YOUR INSTRUCTIONS - Set down the full listing exactly as given. Any pictures are to be left out.

SOURCE DATA -
________________________________________
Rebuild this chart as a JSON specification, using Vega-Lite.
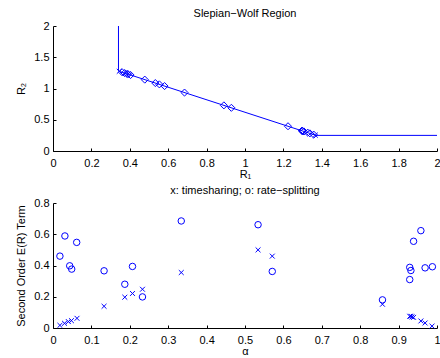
{
  "$schema": "https://vega.github.io/schema/vega-lite/v6.json",
  "padding": {"left": 15, "top": 8, "right": 0, "bottom": 0},
  "bounds": "flush",
  "spacing": 52,
  "config": {
    "view": {"stroke": null},
    "font": "Liberation Sans",
    "axis": {
      "domainColor": "#000", "tickColor": "#000", "labelColor": "#000", "titleColor": "#000",
      "labelFont": "Liberation Sans", "titleFont": "Liberation Sans",
      "labelFontSize": 11, "titleFontSize": 11, "titleFontWeight": "normal",
      "grid": false, "tickSize": -3, "domainWidth": 1, "tickWidth": 1,
      "labelFlush": false, "labelOverlap": false, "format": "~g"
    },
    "axisX": {"labelPadding": 9, "titlePadding": 0, "labelOverlap": false},
    "axisY": {"labelPadding": 7, "titlePadding": 7, "labelOverlap": false},
    "axisQuantitative": {"labelOverlap": false},
    "title": {"fontSize": 11, "fontWeight": "normal", "font": "Liberation Sans", "color": "#000", "offset": 1}
  },
  "datasets": {
    "region": [
      {"i": 0, "r1": 0.341, "r2": 2.0},
      {"i": 1, "r1": 0.341, "r2": 1.279},
      {"i": 2, "r1": 1.37, "r2": 0.25},
      {"i": 3, "r1": 2.0, "r2": 0.25}
    ],
    "splits": [
      {"r1": 0.360, "r2": 1.260},
      {"r1": 0.373, "r2": 1.247},
      {"r1": 0.386, "r2": 1.234},
      {"r1": 0.391, "r2": 1.229},
      {"r1": 0.404, "r2": 1.216},
      {"r1": 0.478, "r2": 1.142},
      {"r1": 0.533, "r2": 1.087},
      {"r1": 0.554, "r2": 1.066},
      {"r1": 0.581, "r2": 1.039},
      {"r1": 0.685, "r2": 0.935},
      {"r1": 0.890, "r2": 0.730},
      {"r1": 0.929, "r2": 0.691},
      {"r1": 1.224, "r2": 0.396},
      {"r1": 1.296, "r2": 0.324},
      {"r1": 1.298, "r2": 0.322},
      {"r1": 1.300, "r2": 0.320},
      {"r1": 1.307, "r2": 0.313},
      {"r1": 1.327, "r2": 0.293},
      {"r1": 1.338, "r2": 0.282},
      {"r1": 1.358, "r2": 0.262}
    ],
    "corners": [
      {"r1": 0.345, "r2": 1.275},
      {"r1": 1.366, "r2": 0.254}
    ],
    "rs": [
      {"alpha": 0.018, "e": 0.46},
      {"alpha": 0.031, "e": 0.589},
      {"alpha": 0.0435, "e": 0.398},
      {"alpha": 0.0487, "e": 0.377},
      {"alpha": 0.0617, "e": 0.548},
      {"alpha": 0.133, "e": 0.366},
      {"alpha": 0.187, "e": 0.28},
      {"alpha": 0.207, "e": 0.394},
      {"alpha": 0.233, "e": 0.199},
      {"alpha": 0.334, "e": 0.685},
      {"alpha": 0.534, "e": 0.661},
      {"alpha": 0.571, "e": 0.362},
      {"alpha": 0.858, "e": 0.18},
      {"alpha": 0.929, "e": 0.388},
      {"alpha": 0.932, "e": 0.368},
      {"alpha": 0.929, "e": 0.31},
      {"alpha": 0.939, "e": 0.555},
      {"alpha": 0.958, "e": 0.623},
      {"alpha": 0.969, "e": 0.385},
      {"alpha": 0.988, "e": 0.392}
    ],
    "ts": [
      {"alpha": 0.018, "e": 0.017},
      {"alpha": 0.030, "e": 0.03},
      {"alpha": 0.040, "e": 0.041},
      {"alpha": 0.048, "e": 0.047},
      {"alpha": 0.0625, "e": 0.062},
      {"alpha": 0.133, "e": 0.139},
      {"alpha": 0.187, "e": 0.197},
      {"alpha": 0.207, "e": 0.221},
      {"alpha": 0.233, "e": 0.248},
      {"alpha": 0.334, "e": 0.355},
      {"alpha": 0.534, "e": 0.50},
      {"alpha": 0.571, "e": 0.46},
      {"alpha": 0.858, "e": 0.152},
      {"alpha": 0.929, "e": 0.075},
      {"alpha": 0.932, "e": 0.075},
      {"alpha": 0.935, "e": 0.071},
      {"alpha": 0.939, "e": 0.068},
      {"alpha": 0.958, "e": 0.045},
      {"alpha": 0.969, "e": 0.032},
      {"alpha": 0.987, "e": 0.012}
    ]
  },
  "vconcat": [
    {
      "width": 384,
      "height": 125,
      "title": "Slepian−Wolf Region",
      "encoding": {
        "x": {"field": "r1", "type": "quantitative", "scale": {"domain": [0, 2], "nice": false},
              "axis": {"title": "R₁", "labelOverlap": false, "format": "~g", "values": [0, 0.2, 0.4, 0.6, 0.8, 1, 1.2, 1.4, 1.6, 1.8, 2]}},
        "y": {"field": "r2", "type": "quantitative", "scale": {"domain": [0, 2], "nice": false},
              "axis": {"title": "R₂", "labelOverlap": false, "format": "~g", "values": [0, 0.5, 1, 1.5, 2]}}
      },
      "layer": [
        {
          "data": {"name": "region"},
          "mark": {"type": "line", "color": "#0000ff", "strokeWidth": 1},
          "encoding": {"order": {"field": "i"}}
        },
        {
          "data": {"name": "splits"},
          "mark": {"type": "point", "shape": "diamond", "color": "#0000ff", "filled": false, "size": 50, "strokeWidth": 1, "opacity": 1}
        },
        {
          "data": {"name": "corners"},
          "mark": {"type": "point", "shape": "M-1,-1L1,1M-1,1L1,-1", "color": "#0000ff", "filled": false, "size": 24, "strokeWidth": 1, "opacity": 1}
        }
      ]
    },
    {
      "width": 384,
      "height": 125,
      "title": "x: timesharing; o: rate−splitting",
      "encoding": {
        "x": {"field": "alpha", "type": "quantitative", "scale": {"domain": [0, 1], "nice": false},
              "axis": {"title": "α", "labelOverlap": false, "format": "~g", "values": [0, 0.1, 0.2, 0.3, 0.4, 0.5, 0.6, 0.7, 0.8, 0.9, 1]}},
        "y": {"field": "e", "type": "quantitative", "scale": {"domain": [0, 0.8], "nice": false},
              "axis": {"title": "Second Order E(R) Term", "labelOverlap": false, "format": "~g", "values": [0, 0.2, 0.4, 0.6, 0.8]}}
      },
      "layer": [
        {
          "data": {"name": "rs"},
          "mark": {"type": "point", "shape": "circle", "color": "#0000ff", "filled": false, "size": 42, "strokeWidth": 1, "opacity": 1}
        },
        {
          "data": {"name": "ts"},
          "mark": {"type": "point", "shape": "M-1,-1L1,1M-1,1L1,-1", "color": "#0000ff", "filled": false, "size": 24, "strokeWidth": 1, "opacity": 1}
        }
      ]
    }
  ]
}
________________________________________
OUTPUT FOR THIS EXERCISE -
Rebuild this chart as a JSON specification, using Vega-Lite.
{
  "$schema": "https://vega.github.io/schema/vega-lite/v6.json",
  "padding": {"left": 15, "top": 8, "right": 0, "bottom": 0},
  "bounds": "flush",
  "spacing": 52,
  "config": {
    "view": {"stroke": null},
    "font": "Liberation Sans",
    "axis": {
      "domainColor": "#000", "tickColor": "#000", "labelColor": "#000", "titleColor": "#000",
      "labelFont": "Liberation Sans", "titleFont": "Liberation Sans",
      "labelFontSize": 11, "titleFontSize": 11, "titleFontWeight": "normal",
      "grid": false, "tickSize": -3, "domainWidth": 1, "tickWidth": 1,
      "labelFlush": false, "labelOverlap": false, "format": "~g"
    },
    "axisX": {"labelPadding": 9, "titlePadding": 0, "labelOverlap": false},
    "axisY": {"labelPadding": 7, "titlePadding": 7, "labelOverlap": false},
    "axisQuantitative": {"labelOverlap": false},
    "title": {"fontSize": 11, "fontWeight": "normal", "font": "Liberation Sans", "color": "#000", "offset": 1}
  },
  "datasets": {
    "region": [
      {"i": 0, "r1": 0.341, "r2": 2.0},
      {"i": 1, "r1": 0.341, "r2": 1.279},
      {"i": 2, "r1": 1.37, "r2": 0.25},
      {"i": 3, "r1": 2.0, "r2": 0.25}
    ],
    "splits": [
      {"r1": 0.360, "r2": 1.260},
      {"r1": 0.373, "r2": 1.247},
      {"r1": 0.386, "r2": 1.234},
      {"r1": 0.391, "r2": 1.229},
      {"r1": 0.404, "r2": 1.216},
      {"r1": 0.478, "r2": 1.142},
      {"r1": 0.533, "r2": 1.087},
      {"r1": 0.554, "r2": 1.066},
      {"r1": 0.581, "r2": 1.039},
      {"r1": 0.685, "r2": 0.935},
      {"r1": 0.890, "r2": 0.730},
      {"r1": 0.929, "r2": 0.691},
      {"r1": 1.224, "r2": 0.396},
      {"r1": 1.296, "r2": 0.324},
      {"r1": 1.298, "r2": 0.322},
      {"r1": 1.300, "r2": 0.320},
      {"r1": 1.307, "r2": 0.313},
      {"r1": 1.327, "r2": 0.293},
      {"r1": 1.338, "r2": 0.282},
      {"r1": 1.358, "r2": 0.262}
    ],
    "corners": [
      {"r1": 0.345, "r2": 1.275},
      {"r1": 1.366, "r2": 0.254}
    ],
    "rs": [
      {"alpha": 0.018, "e": 0.46},
      {"alpha": 0.031, "e": 0.589},
      {"alpha": 0.0435, "e": 0.398},
      {"alpha": 0.0487, "e": 0.377},
      {"alpha": 0.0617, "e": 0.548},
      {"alpha": 0.133, "e": 0.366},
      {"alpha": 0.187, "e": 0.28},
      {"alpha": 0.207, "e": 0.394},
      {"alpha": 0.233, "e": 0.199},
      {"alpha": 0.334, "e": 0.685},
      {"alpha": 0.534, "e": 0.661},
      {"alpha": 0.571, "e": 0.362},
      {"alpha": 0.858, "e": 0.18},
      {"alpha": 0.929, "e": 0.388},
      {"alpha": 0.932, "e": 0.368},
      {"alpha": 0.929, "e": 0.31},
      {"alpha": 0.939, "e": 0.555},
      {"alpha": 0.958, "e": 0.623},
      {"alpha": 0.969, "e": 0.385},
      {"alpha": 0.988, "e": 0.392}
    ],
    "ts": [
      {"alpha": 0.018, "e": 0.017},
      {"alpha": 0.030, "e": 0.03},
      {"alpha": 0.040, "e": 0.041},
      {"alpha": 0.048, "e": 0.047},
      {"alpha": 0.0625, "e": 0.062},
      {"alpha": 0.133, "e": 0.139},
      {"alpha": 0.187, "e": 0.197},
      {"alpha": 0.207, "e": 0.221},
      {"alpha": 0.233, "e": 0.248},
      {"alpha": 0.334, "e": 0.355},
      {"alpha": 0.534, "e": 0.50},
      {"alpha": 0.571, "e": 0.46},
      {"alpha": 0.858, "e": 0.152},
      {"alpha": 0.929, "e": 0.075},
      {"alpha": 0.932, "e": 0.075},
      {"alpha": 0.935, "e": 0.071},
      {"alpha": 0.939, "e": 0.068},
      {"alpha": 0.958, "e": 0.045},
      {"alpha": 0.969, "e": 0.032},
      {"alpha": 0.987, "e": 0.012}
    ]
  },
  "vconcat": [
    {
      "width": 384,
      "height": 125,
      "title": "Slepian−Wolf Region",
      "encoding": {
        "x": {"field": "r1", "type": "quantitative", "scale": {"domain": [0, 2], "nice": false},
              "axis": {"title": "R₁", "labelOverlap": false, "format": "~g", "values": [0, 0.2, 0.4, 0.6, 0.8, 1, 1.2, 1.4, 1.6, 1.8, 2]}},
        "y": {"field": "r2", "type": "quantitative", "scale": {"domain": [0, 2], "nice": false},
              "axis": {"title": "R₂", "labelOverlap": false, "format": "~g", "values": [0, 0.5, 1, 1.5, 2]}}
      },
      "layer": [
        {
          "data": {"name": "region"},
          "mark": {"type": "line", "color": "#0000ff", "strokeWidth": 1},
          "encoding": {"order": {"field": "i"}}
        },
        {
          "data": {"name": "splits"},
          "mark": {"type": "point", "shape": "diamond", "color": "#0000ff", "filled": false, "size": 50, "strokeWidth": 1, "opacity": 1}
        },
        {
          "data": {"name": "corners"},
          "mark": {"type": "point", "shape": "M-1,-1L1,1M-1,1L1,-1", "color": "#0000ff", "filled": false, "size": 24, "strokeWidth": 1, "opacity": 1}
        }
      ]
    },
    {
      "width": 384,
      "height": 125,
      "title": "x: timesharing; o: rate−splitting",
      "encoding": {
        "x": {"field": "alpha", "type": "quantitative", "scale": {"domain": [0, 1], "nice": false},
              "axis": {"title": "α", "labelOverlap": false, "format": "~g", "values": [0, 0.1, 0.2, 0.3, 0.4, 0.5, 0.6, 0.7, 0.8, 0.9, 1]}},
        "y": {"field": "e", "type": "quantitative", "scale": {"domain": [0, 0.8], "nice": false},
              "axis": {"title": "Second Order E(R) Term", "labelOverlap": false, "format": "~g", "values": [0, 0.2, 0.4, 0.6, 0.8]}}
      },
      "layer": [
        {
          "data": {"name": "rs"},
          "mark": {"type": "point", "shape": "circle", "color": "#0000ff", "filled": false, "size": 42, "strokeWidth": 1, "opacity": 1}
        },
        {
          "data": {"name": "ts"},
          "mark": {"type": "point", "shape": "M-1,-1L1,1M-1,1L1,-1", "color": "#0000ff", "filled": false, "size": 24, "strokeWidth": 1, "opacity": 1}
        }
      ]
    }
  ]
}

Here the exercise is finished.